The rest of us knew better. Including me. I was a fan, an amateur, writing stories out of love just like today's fan fictioneers... but it never dawned on me to write about the JLA or the Fantastic Four or Spider-Man, much as I loved them. I invented my own characters, and wrote about those. Garizan, the Mechanical Warrior. Manta Ray. The White Raider. When Howard Keltner, one of the editors and publishers of STAR-STUDDED COMICS, the leading fanzine of its day, invited me to write about two of his creations, Powerman and Dr. Weird, I leapt at the chance... but only with Howard's express invitation and permission.
So that's the sort of fan fiction I wrote. How and when the term began to be used for what is called fan fiction today, I don't know. I wish there was another term for that, though I confess I cannot think of one that isn't either cumbersome, vague, or prejorative. But it does bother me that people hear I wrote fan fiction, and take that to mean I wrote stories about characters taken from the work of other writers without their consent.
Consent, for me, is the heart of this issue. If a writer wants to allow or even encourage others to use their worlds and characters, that's fine. Their call. If a writer would prefer not to allow that... well, I think their wishes should be respected.
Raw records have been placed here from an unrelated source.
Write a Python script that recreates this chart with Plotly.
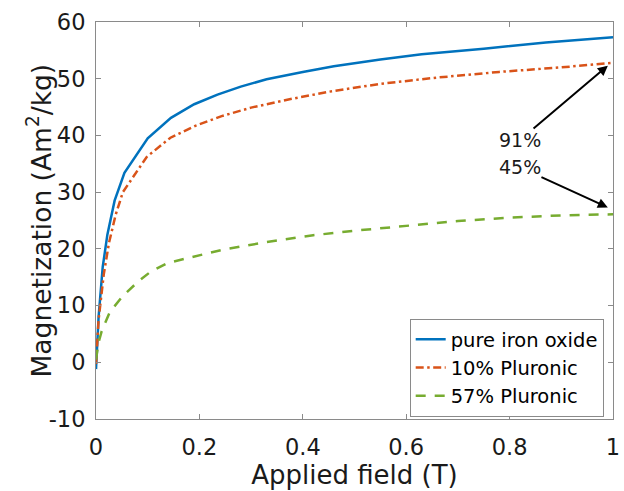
import plotly.graph_objects as go

# ---- data ----
field_pure = [0, 0.005, 0.013, 0.022, 0.036, 0.055, 0.1, 0.145, 0.19, 0.235, 0.28, 0.33, 0.4, 0.46, 0.55, 0.63, 0.75, 0.87, 1.0]
mag_pure = [-1.2, 8.0, 16.8, 22.5, 28.5, 33.4, 39.5, 43.1, 45.5, 47.2, 48.6, 49.9, 51.2, 52.2, 53.4, 54.3, 55.3, 56.4, 57.3]

field_10 = [0, 0.005, 0.015, 0.025, 0.038, 0.052, 0.098, 0.144, 0.192, 0.243, 0.3, 0.37, 0.45, 0.55, 0.66, 0.78, 0.9, 1.0]
mag_10 = [-0.3, 7.5, 15.5, 21.0, 26.0, 30.0, 36.2, 39.6, 41.7, 43.4, 44.9, 46.3, 47.7, 49.1, 50.2, 51.2, 52.0, 52.8]

field_57 = [0, 0.005, 0.011, 0.027, 0.052, 0.081, 0.106, 0.138, 0.179, 0.243, 0.33, 0.42, 0.5, 0.6, 0.7, 0.8, 0.9, 1.0]
mag_57 = [0.5, 3.5, 5.5, 8.9, 11.7, 14.2, 16.0, 17.5, 18.4, 19.8, 21.2, 22.4, 23.2, 24.1, 24.9, 25.5, 25.9, 26.1]

series_names = ["pure iron oxide", "10% Pluronic", "57% Pluronic"]

# annotation labels: text, label centre, arrow tip
annot_text = ["91%", "45%"]
annot_label_x = [0.82, 0.82]
annot_label_y = [39.2, 34.4]
arrow_tip_x = [0.99, 0.99]
arrow_tip_y = [52.3, 27.3]

x_ticks = [0, 0.2, 0.4, 0.6, 0.8, 1]
x_ticklabels = ["0", "0.2", "0.4", "0.6", "0.8", "1"]
y_ticks = [-10, 0, 10, 20, 30, 40, 50, 60]
y_ticklabels = ["-10", "0", "10", "20", "30", "40", "50", "60"]

x_title = "Applied field (T)"
y_title = "Magnetization (Am<sup>2</sup>/kg)"

FONT = "DejaVu Sans"
AXC = "#8a8a8a"
TXT = "#1a1a1a"

fig = go.Figure()
fig.add_trace(go.Scatter(x=field_pure, y=mag_pure, mode="lines", name=series_names[0],
                         line=dict(color="#0072BD", width=2.5)))
fig.add_trace(go.Scatter(x=field_10, y=mag_10, mode="lines", name=series_names[1],
                         line=dict(color="#D95319", width=2.5, dash="8px,3.5px,2.5px,3.5px")))
fig.add_trace(go.Scatter(x=field_57, y=mag_57, mode="lines", name=series_names[2],
                         line=dict(color="#77AC30", width=2.5, dash="10px,9px")))

for i in range(len(annot_text)):
    fig.add_annotation(x=arrow_tip_x[i], y=arrow_tip_y[i], ax=annot_label_x[i], ay=annot_label_y[i],
                       xref="x", yref="y", axref="x", ayref="y", text=annot_text[i], showarrow=True,
                       arrowhead=2, arrowsize=1, arrowwidth=2, arrowcolor="black", standoff=0,
                       borderpad=0, font=dict(family=FONT, size=19, color=TXT))

# y-axis title placed as rotated text to the left of the tick labels
fig.add_annotation(x=0, y=0.5, xref="paper", yref="paper", text=y_title, textangle=-90,
                   xanchor="center", yanchor="middle", xshift=-57, showarrow=False,
                   font=dict(family=FONT, size=26.5, color=TXT))

axis_common = dict(showline=True, linecolor=AXC, linewidth=1, mirror="ticks", ticks="inside",
                   ticklen=5, tickcolor=AXC, showgrid=False, zeroline=False,
                   tickfont=dict(family=FONT, size=22.5, color=TXT))

fig.update_xaxes(range=[0, 1], tickvals=x_ticks, ticktext=x_ticklabels, ticklabeloverflow="allow",
                 title=dict(text=x_title, font=dict(family=FONT, size=26, color=TXT), standoff=4),
                 ticklabelstandoff=8, **axis_common)
fig.update_yaxes(range=[-10, 60], tickvals=y_ticks, ticktext=y_ticklabels, ticklabeloverflow="allow",
                 ticklabelstandoff=5, **axis_common)

fig.update_layout(
    width=624, height=491,
    margin=dict(l=96, r=4, t=22, b=72),
    plot_bgcolor="white", paper_bgcolor="white",
    legend=dict(x=0.982, xanchor="right", y=0.252, yanchor="top",
                bordercolor=AXC, borderwidth=1, bgcolor="white",
                font=dict(family=FONT, size=19.5, color="black"),
                tracegroupgap=0),
)

fig.write_html("out.html")
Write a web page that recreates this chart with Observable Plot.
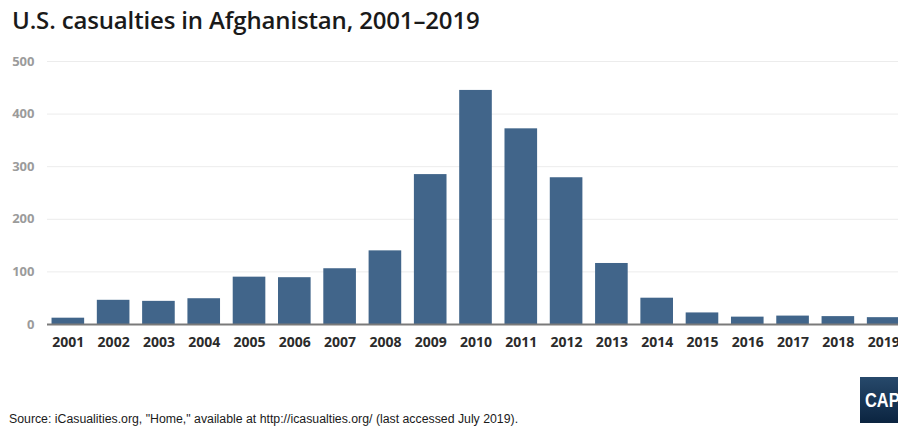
<!DOCTYPE html>
<html>
<head>
<meta charset="utf-8">
<script src="https://cdn.jsdelivr.net/npm/d3@7"></script>
<script src="https://cdn.jsdelivr.net/npm/@observablehq/plot@0.6"></script>
<style>
  html, body { margin: 0; padding: 0; background: #fff; overflow: hidden; width: 898px; height: 432px; }
  #wrap { position: relative; width: 898px; height: 432px; overflow: hidden; }
  #title { position: absolute; left: 12px; top: 3px; font-family: "Open Sans", sans-serif; font-weight: 600; font-size: 24px; color: #1a1a1a; white-space: nowrap; letter-spacing: -0.15px; }
  #chart { position: absolute; left: 0; top: 48px; width: 905px; }
  #chart svg { max-width: none !important; }
  #caption { position: absolute; left: 9px; top: 412px; font-family: "Liberation Sans", sans-serif; font-size: 12.3px; color: #1a1a1a; white-space: nowrap; }
  #logo { position: absolute; left: 860px; top: 377px; width: 44px; height: 46px; background: linear-gradient(#27496b, #0b2440); color: #fff; font-family: "Liberation Sans", sans-serif; font-weight: 700; font-size: 21px; line-height: 46px; padding-left: 5px; box-sizing: border-box; white-space: nowrap; }
  #logo span { display: inline-block; transform: scaleX(0.78); transform-origin: left center; }
</style>
</head>
<body>
<div id="wrap">
  <div id="title">U.S. casualties in Afghanistan, 2001–2019</div>
  <div id="chart"></div>
  <div id="caption">Source: iCasualities.org, "Home," available at http://icasualties.org/ (last accessed July 2019).</div>
  <div id="logo"><span>CAP</span></div>
</div>
<script>
const years = ["2001","2002","2003","2004","2005","2006","2007","2008","2009","2010","2011","2012","2013","2014","2015","2016","2017","2018","2019"];
const casualties = [12, 46, 44, 49, 90, 89, 106, 140, 285, 445, 372, 279, 116, 50, 22, 14, 16, 15, 13];
const yTicks = [0, 100, 200, 300, 400, 500];

const data = years.map((year, i) => ({year, value: casualties[i]}));

const chart = Plot.plot({
  width: 905,
  height: 310,
  marginLeft: 47,
  marginRight: 1,
  marginTop: 13,
  marginBottom: 34,
  style: {background: "transparent", overflow: "visible", maxWidth: "none"},
  x: {domain: years, paddingInner: 0.28, paddingOuter: 0.1, round: false, label: null},
  y: {domain: [0, 500], label: null},
  marks: [
    Plot.gridY(yTicks.filter(d => d > 0), {stroke: "#ececec", strokeOpacity: 1, strokeWidth: 1}),
    Plot.barY(data, {x: "year", y: "value", fill: "#41658a"}),
    Plot.ruleY([0], {stroke: "#7a7a7a", strokeWidth: 2}),
    Plot.axisY({ticks: yTicks, tickSize: 0, tickPadding: 13, fontSize: 13, fontWeight: 700, fill: "#9b9b9b", fontFamily: "Open Sans", label: null}),
    Plot.axisX({tickSize: 0, tickPadding: 13, fontSize: 14, fontWeight: 700, fill: "#2b2b2b", fontFamily: "Open Sans", label: null})
  ]
});
document.getElementById("chart").appendChild(chart);
</script>
</body>
</html>
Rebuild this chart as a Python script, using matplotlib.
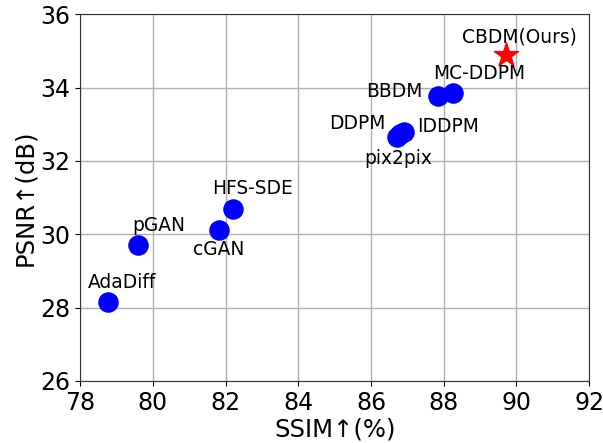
import matplotlib
matplotlib.use("Agg")
import matplotlib.pyplot as plt

# methods, SSIM (%) and PSNR (dB)
methods = ["AdaDiff", "pGAN", "cGAN", "HFS-SDE", "pix2pix", "DDPM", "IDDPM", "BBDM", "MC-DDPM"]
ssim = [78.77, 79.6, 81.83, 82.2, 86.72, 86.8, 86.9, 87.83, 88.25]
psnr = [28.15, 29.7, 30.12, 30.68, 32.64, 32.72, 32.79, 33.78, 33.84]

ours_name = "CBDM(Ours)"
ours_ssim = 89.72
ours_psnr = 34.88

# label centres in data coords
label_x = [79.16, 80.17, 81.82, 82.73, 86.75, 85.62, 88.12, 86.64, 88.97]
label_y = [28.68, 30.23, 29.58, 31.25, 32.07, 33.02, 32.94, 33.9, 34.39]
ours_label = (90.07, 35.37)


def main():
    fig, ax = plt.subplots(figsize=(6.03, 4.43), dpi=100)
    fig.subplots_adjust(left=0.133, right=0.977, top=0.968, bottom=0.14)

    ax.scatter(ssim, psnr, s=190, color="blue", zorder=3)
    ax.scatter([ours_ssim], [ours_psnr], s=330, marker="*", color="red", zorder=3)

    for name, tx, ty in zip(methods, label_x, label_y):
        ax.text(tx, ty, name, fontsize=13.4, ha="center", va="center")
    ax.text(ours_label[0], ours_label[1], ours_name, fontsize=13.4, ha="center", va="center")

    ax.set_xlim(78, 92)
    ax.set_ylim(26, 36)
    ax.set_xticks(range(78, 93, 2))
    ax.set_yticks(range(26, 37, 2))
    ax.tick_params(labelsize=17)
    ax.set_xlabel("SSIM↑(%)", fontsize=17.5, labelpad=2)
    ax.set_ylabel("PSNR↑(dB)", fontsize=17.5, labelpad=2)
    ax.grid(True, color="#b0b0b0", linewidth=1)
    ax.set_axisbelow(True)
    for sp in ax.spines.values():
        sp.set_color("#333333")

    fig.savefig("out.png")


if __name__ == "__main__":
    main()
Myself, I think the writers who allow fan fiction are making a mistake. I am not saying here that the people who write fan fiction are evil or immoral or untrustworthy. The vast majority of them are honest and sincere and passionate about whatever work they chose to base their fictions on, and have only the best of intentions for the original author. But (1) there are always a few, in any group, who are perhaps less wonderful, and (2) this door, once opened, can be very difficult to close again.